In het vraaggesprek aan het begin van de bijeenkomst haalde SIDN-directeur Roelof Meijer uitspraken aan van enkele pioniers van het internet in Nederland. Zij lijken min of meer teleurgesteld in het bereikte resultaat. Volgens hem komt dat mede doordat het internet met de uiteenlopende daarop geplaatste applicaties en diensten nu veel meer omvat dan alleen de infrastructuur met allerlei technische protocollen. ‘Natuurlijk ervaren we nu de negatieve aspecten van cybercriminaliteit en vragen we ons soms wel eens af of we de strijd gaan winnen of niet’, aldus Meijer en vervolgt: ‘we vergeten wat het internet ons allemaal heeft gebracht. Ik heb wel eens de uitspraak gehoord dat het internet het grootste en meest waardevolle, wereldomvattende samenwerkingsverband in de geschiedenis van de mensheid is. Daarin ligt voor mij de kern van de magie. Dankzij het internet is iedereen dichtbij, waar die zich ook op de wereld bevindt.’

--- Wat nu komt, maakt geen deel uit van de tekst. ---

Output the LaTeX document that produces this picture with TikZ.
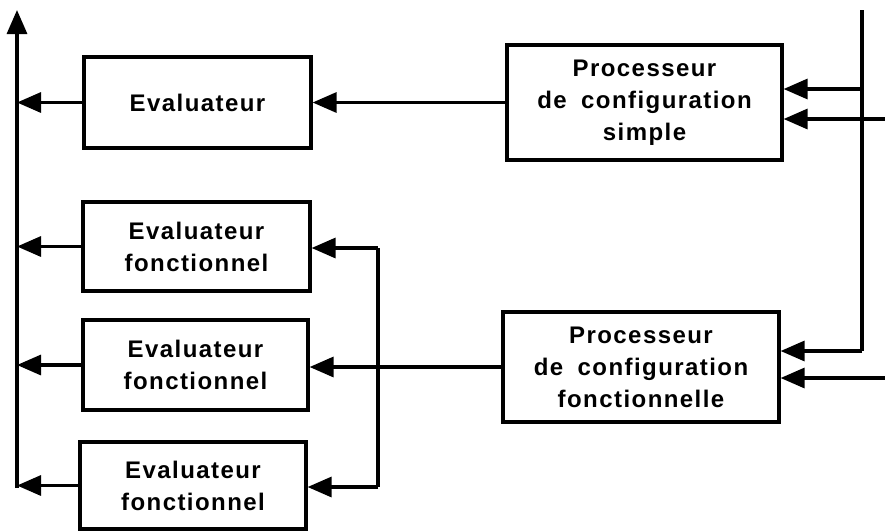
\documentclass[tikz,border=0pt]{standalone}
\usepackage{fontspec}
\setmainfont{Liberation Sans}[LetterSpace=6]
\usetikzlibrary{arrows.meta}
\begin{document}
\begin{tikzpicture}[x=1pt,y=-1pt,
  box/.style={draw,line width=3.2pt,rectangle,inner sep=0pt,align=center,
    font=\fontsize{24}{32}\selectfont\bfseries},
  wire/.style={line width=3.2pt},
  arr/.style={wire,-{Triangle[length=24pt,width=20pt]}},
  ]
\useasboundingbox (0,0) rectangle (885,531);
% boxes
\node[box,minimum width=227pt,minimum height=91pt] (eval) at (197.5,102.5) {Evaluateur};
\node[box,minimum width=275pt,minimum height=115pt] (pcs) at (644.5,102.5) {Processeur\\de\hspace{0.6em}configuration\\simple};
\node[box,minimum width=227pt,minimum height=89pt] (ef1) at (196.5,246.5) {Evaluateur\\fonctionnel};
\node[box,minimum width=225pt,minimum height=90pt] (ef2) at (195.5,365) {Evaluateur\\fonctionnel};
\node[box,minimum width=226pt,minimum height=87pt] (ef3) at (193,485.5) {Evaluateur\\fonctionnel};
\node[box,minimum width=276pt,minimum height=110pt] (pcf) at (641,367) {Processeur\\de\hspace{0.6em}configuration\\fonctionnelle};
% left output bus
\coordinate (ltop) at (17,10);
\coordinate (lbot) at (17,488);
\draw[arr] (lbot) -- (ltop);
\draw[arr] (eval.west) -- (eval.west -| ltop);
\draw[arr] (ef1.west) -- (ef1.west -| ltop);
\draw[arr] (ef2.west) -- (ef2.west -| ltop);
\draw[arr] (ef3.west) -- (ef3.west -| ltop);
% right input bus
\coordinate (rtop) at (862,10);
\coordinate (rcorner) at (862,351);
\coordinate (rb1) at (862,89);
\coordinate (in1) at (885,119);
\coordinate (in2) at (885,378);
\draw[wire] (rtop) -- (rcorner);
\draw[arr] (rcorner) -- (rcorner -| pcf.east);
\draw[arr] (rb1) -- (rb1 -| pcs.east);
\draw[arr] (in1) -- (in1 -| pcs.east);
\draw[arr] (in2) -- (in2 -| pcf.east);
% processor outputs
\draw[arr] (pcs.west) -- (pcs.west -| eval.east);
\draw[arr] (pcf.west) -- (pcf.west -| ef2.east);
% distribution to functional evaluators
\coordinate (dtop) at (378,248);
\coordinate (dbot) at (378,487);
\draw[wire] (dtop) -- (dbot);
\draw[arr] (dtop) -- (dtop -| ef1.east);
\draw[arr] (dbot) -- (dbot -| ef3.east);
\end{tikzpicture}
\end{document}
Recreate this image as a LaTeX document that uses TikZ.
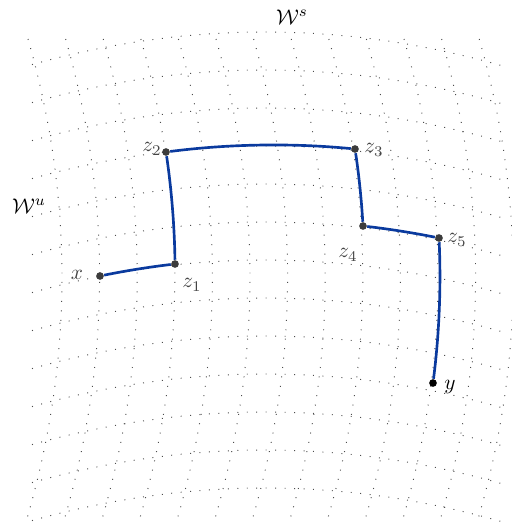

De SIDN-directeur gaat ervan uit dat een groot deel van de wereldbevolking inmiddels beschikt over internet. In een kleiner verband ervaart hij dat zelf. Als zeezeiler ziet hij dat door de directe beschikbaarheid van live-data, zeilen veiliger is geworden zonder saai of minder avontuurlijk te zijn. Hij rijdt ook motor. Voor het kiezen van nieuwe banden, raadpleegt hij de betreffende fora op het internet en leest de adviezen over welk type band het meest geschikt is voor welk type motor. ‘De Covid-crisis zouden we zonder internet met veel meer moeite zijn doorgekomen. Veel belangrijke maatschappelijk functies waaronder ook onderwijs hebben doorgang kunnen vinden. Dankzij internet krijgen patiënten steeds meer regie over hun zorgproces. Van de oorlog in de Oekraïne weten we nu veel meer dankzij de continue stroom van berichtgeving via het internet’, aldus de SIDN-directeur.